# Mahogany veneer identfication



## johnfarris (7 Jan 2018)

I have been given this Mahogany veneer that I would like to use in a upcoming project.
The project will involve some solid lipping so i need to know what the veneer is to match it.






Any help great appreciated


----------



## Chrispy (7 Jan 2018)

There seems to be many woods that get marked as Mahogany but once you get into veneers that goes up Ten fold, but looking at your bit I'd say that looks very like pomel sapele, so sapele solid to match.


----------



## custard (7 Jan 2018)

What Chrispy said,


https://www.capitalcrispin.com/item.php?id=d50sq3Ytu1


----------



## JonnyD (7 Jan 2018)

For lippings I often glue 3 sheets of veneer together to form a 1.8mm sheet . Then rip the glued up sheet down into strips.
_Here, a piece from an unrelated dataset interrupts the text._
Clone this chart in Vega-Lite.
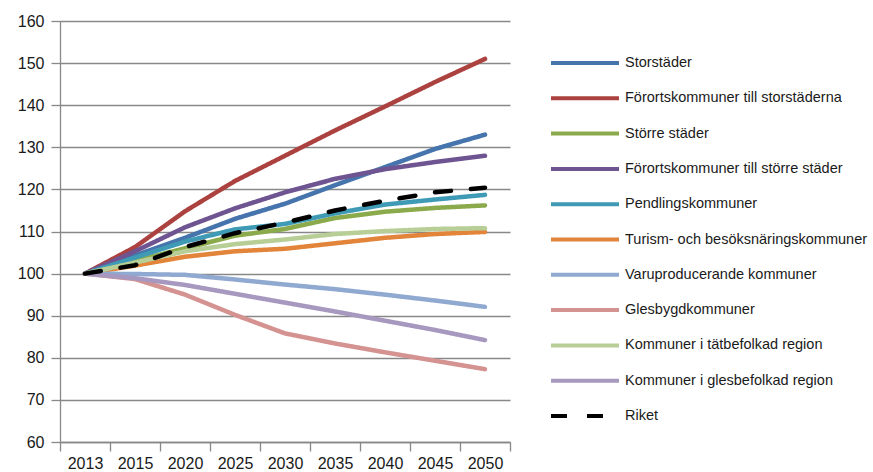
{
  "$schema": "https://vega.github.io/schema/vega-lite/v6.json",
  "autosize": {"type": "none"},
  "padding": {"left": 60, "top": 21, "right": 363, "bottom": 30},
  "width": 450,
  "height": 421,
  "background": "white",
  "config": {
    "font": "Liberation Sans",
    "view": {"stroke": null},
    "axis": {
      "labelFont": "Liberation Sans",
      "labelFontSize": 16,
      "labelColor": "#1a1a1a",
      "domainColor": "#888888",
      "domainWidth": 1.3,
      "tickColor": "#888888",
      "tickWidth": 1.3,
      "gridColor": "#888888",
      "gridWidth": 1.3,
      "title": null
    }
  },
  "data": {
    "values": [
      {"region": "Storstäder", "year": "2013", "value": 100},
      {"region": "Storstäder", "year": "2015", "value": 104.3},
      {"region": "Storstäder", "year": "2020", "value": 108.5},
      {"region": "Storstäder", "year": "2025", "value": 113},
      {"region": "Storstäder", "year": "2030", "value": 116.6},
      {"region": "Storstäder", "year": "2035", "value": 121},
      {"region": "Storstäder", "year": "2040", "value": 125.3},
      {"region": "Storstäder", "year": "2045", "value": 129.6},
      {"region": "Storstäder", "year": "2050", "value": 133},

      {"region": "Förortskommuner till storstäderna", "year": "2013", "value": 100},
      {"region": "Förortskommuner till storstäderna", "year": "2015", "value": 106.3},
      {"region": "Förortskommuner till storstäderna", "year": "2020", "value": 114.8},
      {"region": "Förortskommuner till storstäderna", "year": "2025", "value": 122},
      {"region": "Förortskommuner till storstäderna", "year": "2030", "value": 128},
      {"region": "Förortskommuner till storstäderna", "year": "2035", "value": 134},
      {"region": "Förortskommuner till storstäderna", "year": "2040", "value": 139.7},
      {"region": "Förortskommuner till storstäderna", "year": "2045", "value": 145.5},
      {"region": "Förortskommuner till storstäderna", "year": "2050", "value": 151},

      {"region": "Större städer", "year": "2013", "value": 100},
      {"region": "Större städer", "year": "2015", "value": 103},
      {"region": "Större städer", "year": "2020", "value": 106},
      {"region": "Större städer", "year": "2025", "value": 109},
      {"region": "Större städer", "year": "2030", "value": 110.6},
      {"region": "Större städer", "year": "2035", "value": 113.2},
      {"region": "Större städer", "year": "2040", "value": 114.7},
      {"region": "Större städer", "year": "2045", "value": 115.6},
      {"region": "Större städer", "year": "2050", "value": 116.2},

      {"region": "Förortskommuner till större städer", "year": "2013", "value": 100},
      {"region": "Förortskommuner till större städer", "year": "2015", "value": 105.3},
      {"region": "Förortskommuner till större städer", "year": "2020", "value": 111},
      {"region": "Förortskommuner till större städer", "year": "2025", "value": 115.5},
      {"region": "Förortskommuner till större städer", "year": "2030", "value": 119.3},
      {"region": "Förortskommuner till större städer", "year": "2035", "value": 122.5},
      {"region": "Förortskommuner till större städer", "year": "2040", "value": 124.8},
      {"region": "Förortskommuner till större städer", "year": "2045", "value": 126.5},
      {"region": "Förortskommuner till större städer", "year": "2050", "value": 128},

      {"region": "Pendlingskommuner", "year": "2013", "value": 100},
      {"region": "Pendlingskommuner", "year": "2015", "value": 103.8},
      {"region": "Pendlingskommuner", "year": "2020", "value": 107.6},
      {"region": "Pendlingskommuner", "year": "2025", "value": 110.5},
      {"region": "Pendlingskommuner", "year": "2030", "value": 111.8},
      {"region": "Pendlingskommuner", "year": "2035", "value": 114.3},
      {"region": "Pendlingskommuner", "year": "2040", "value": 116.4},
      {"region": "Pendlingskommuner", "year": "2045", "value": 117.6},
      {"region": "Pendlingskommuner", "year": "2050", "value": 118.7},

      {"region": "Turism- och besöksnäringskommuner", "year": "2013", "value": 100},
      {"region": "Turism- och besöksnäringskommuner", "year": "2015", "value": 101.9},
      {"region": "Turism- och besöksnäringskommuner", "year": "2020", "value": 104},
      {"region": "Turism- och besöksnäringskommuner", "year": "2025", "value": 105.3},
      {"region": "Turism- och besöksnäringskommuner", "year": "2030", "value": 105.9},
      {"region": "Turism- och besöksnäringskommuner", "year": "2035", "value": 107.2},
      {"region": "Turism- och besöksnäringskommuner", "year": "2040", "value": 108.5},
      {"region": "Turism- och besöksnäringskommuner", "year": "2045", "value": 109.4},
      {"region": "Turism- och besöksnäringskommuner", "year": "2050", "value": 109.9},

      {"region": "Varuproducerande kommuner", "year": "2013", "value": 100},
      {"region": "Varuproducerande kommuner", "year": "2015", "value": 99.9},
      {"region": "Varuproducerande kommuner", "year": "2020", "value": 99.7},
      {"region": "Varuproducerande kommuner", "year": "2025", "value": 98.6},
      {"region": "Varuproducerande kommuner", "year": "2030", "value": 97.4},
      {"region": "Varuproducerande kommuner", "year": "2035", "value": 96.3},
      {"region": "Varuproducerande kommuner", "year": "2040", "value": 95},
      {"region": "Varuproducerande kommuner", "year": "2045", "value": 93.6},
      {"region": "Varuproducerande kommuner", "year": "2050", "value": 92.1},

      {"region": "Glesbygdkommuner", "year": "2013", "value": 100},
      {"region": "Glesbygdkommuner", "year": "2015", "value": 98.7},
      {"region": "Glesbygdkommuner", "year": "2020", "value": 95},
      {"region": "Glesbygdkommuner", "year": "2025", "value": 90.2},
      {"region": "Glesbygdkommuner", "year": "2030", "value": 85.8},
      {"region": "Glesbygdkommuner", "year": "2035", "value": 83.4},
      {"region": "Glesbygdkommuner", "year": "2040", "value": 81.3},
      {"region": "Glesbygdkommuner", "year": "2045", "value": 79.3},
      {"region": "Glesbygdkommuner", "year": "2050", "value": 77.3},

      {"region": "Kommuner i tätbefolkad region", "year": "2013", "value": 100},
      {"region": "Kommuner i tätbefolkad region", "year": "2015", "value": 102.6},
      {"region": "Kommuner i tätbefolkad region", "year": "2020", "value": 105.3},
      {"region": "Kommuner i tätbefolkad region", "year": "2025", "value": 107},
      {"region": "Kommuner i tätbefolkad region", "year": "2030", "value": 108.1},
      {"region": "Kommuner i tätbefolkad region", "year": "2035", "value": 109.4},
      {"region": "Kommuner i tätbefolkad region", "year": "2040", "value": 110.1},
      {"region": "Kommuner i tätbefolkad region", "year": "2045", "value": 110.6},
      {"region": "Kommuner i tätbefolkad region", "year": "2050", "value": 110.8},

      {"region": "Kommuner i glesbefolkad region", "year": "2013", "value": 100},
      {"region": "Kommuner i glesbefolkad region", "year": "2015", "value": 98.9},
      {"region": "Kommuner i glesbefolkad region", "year": "2020", "value": 97.3},
      {"region": "Kommuner i glesbefolkad region", "year": "2025", "value": 95.2},
      {"region": "Kommuner i glesbefolkad region", "year": "2030", "value": 93.1},
      {"region": "Kommuner i glesbefolkad region", "year": "2035", "value": 91},
      {"region": "Kommuner i glesbefolkad region", "year": "2040", "value": 88.8},
      {"region": "Kommuner i glesbefolkad region", "year": "2045", "value": 86.6},
      {"region": "Kommuner i glesbefolkad region", "year": "2050", "value": 84.2},

      {"region": "Riket", "year": "2013", "value": 100},
      {"region": "Riket", "year": "2015", "value": 102},
      {"region": "Riket", "year": "2020", "value": 106.3},
      {"region": "Riket", "year": "2025", "value": 109.6},
      {"region": "Riket", "year": "2030", "value": 112.1},
      {"region": "Riket", "year": "2035", "value": 115},
      {"region": "Riket", "year": "2040", "value": 117.3},
      {"region": "Riket", "year": "2045", "value": 119.3},
      {"region": "Riket", "year": "2050", "value": 120.4}
    ]
  },
  "mark": {"type": "line", "strokeWidth": 4.5, "strokeCap": "round", "strokeJoin": "round"},
  "encoding": {
    "x": {
      "field": "year",
      "type": "ordinal",
      "bandPosition": 0.5,
      "scale": {"type": "band", "paddingInner": 0, "paddingOuter": 0},
      "axis": {"labelAngle": 0, "tickBand": "extent", "tickSize": 9, "labelPadding": 4, "grid": false}
    },
    "y": {
      "field": "value",
      "type": "quantitative",
      "scale": {"domain": [60, 160], "nice": false, "zero": false},
      "axis": {"values": [60, 70, 80, 90, 100, 110, 120, 130, 140, 150, 160], "tickSize": 9, "labelPadding": 7, "grid": true}
    },
    "color": {
      "field": "region",
      "type": "nominal",
      "scale": {
        "domain": ["Storstäder", "Förortskommuner till storstäderna", "Större städer", "Förortskommuner till större städer", "Pendlingskommuner", "Turism- och besöksnäringskommuner", "Varuproducerande kommuner", "Glesbygdkommuner", "Kommuner i tätbefolkad region", "Kommuner i glesbefolkad region", "Riket"],
        "range": ["#4674AC", "#AB423F", "#8AAA4B", "#6E5490", "#3F9BB5", "#E2843A", "#8FA9D0", "#D49391", "#B7CE96", "#A698BF", "#000000"]
      },
      "legend": {
        "title": null,
        "orient": "none",
        "legendX": 489,
        "legendY": 32,
        "symbolType": "stroke",
        "symbolSize": 4624,
        "symbolStrokeWidth": 4,
        "clipHeight": 20,
        "rowPadding": 15.3,
        "labelOffset": 4,
        "labelFont": "Liberation Sans",
        "labelFontSize": 14.5,
        "labelColor": "#1a1a1a",
        "labelLimit": 400
      }
    },
    "strokeDash": {
      "field": "region",
      "type": "nominal",
      "scale": {
        "domain": ["Storstäder", "Förortskommuner till storstäderna", "Större städer", "Förortskommuner till större städer", "Pendlingskommuner", "Turism- och besöksnäringskommuner", "Varuproducerande kommuner", "Glesbygdkommuner", "Kommuner i tätbefolkad region", "Kommuner i glesbefolkad region", "Riket"],
        "range": [[1, 0], [1, 0], [1, 0], [1, 0], [1, 0], [1, 0], [1, 0], [1, 0], [1, 0], [1, 0], [16, 20]]
      }
    }
  }
}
You get perfect match for colour and grain . 

Cheers 

Jon


----------



## johnfarris (8 Jan 2018)

Chrispy":1fg8zqcq said:


> There seems to be many woods that get marked as Mahogany but once you get into veneers that goes up Ten fold, but looking at your bit I'd say that looks very like pomel sapele, so sapele solid to match.





custard":1fg8zqcq said:


> What Chrispy said,
> 
> 
> https://www.capitalcrispin.com/item.php?id=d50sq3Ytu1



Thanks chaps  i don`t normally like Sapele because of its striped grain. I really like the 3d effect on this veneer.



JonnyD":1fg8zqcq said:


> For lippings I often glue 3 sheets of veneer together to form a 1.8mm sheet . Then rip the glued up sheet down into strips. You get perfect match for colour and grain .
> 
> Cheers
> 
> Jon



Wow thanks for the top tip Jonny  What glue do you use to glue them together?


----------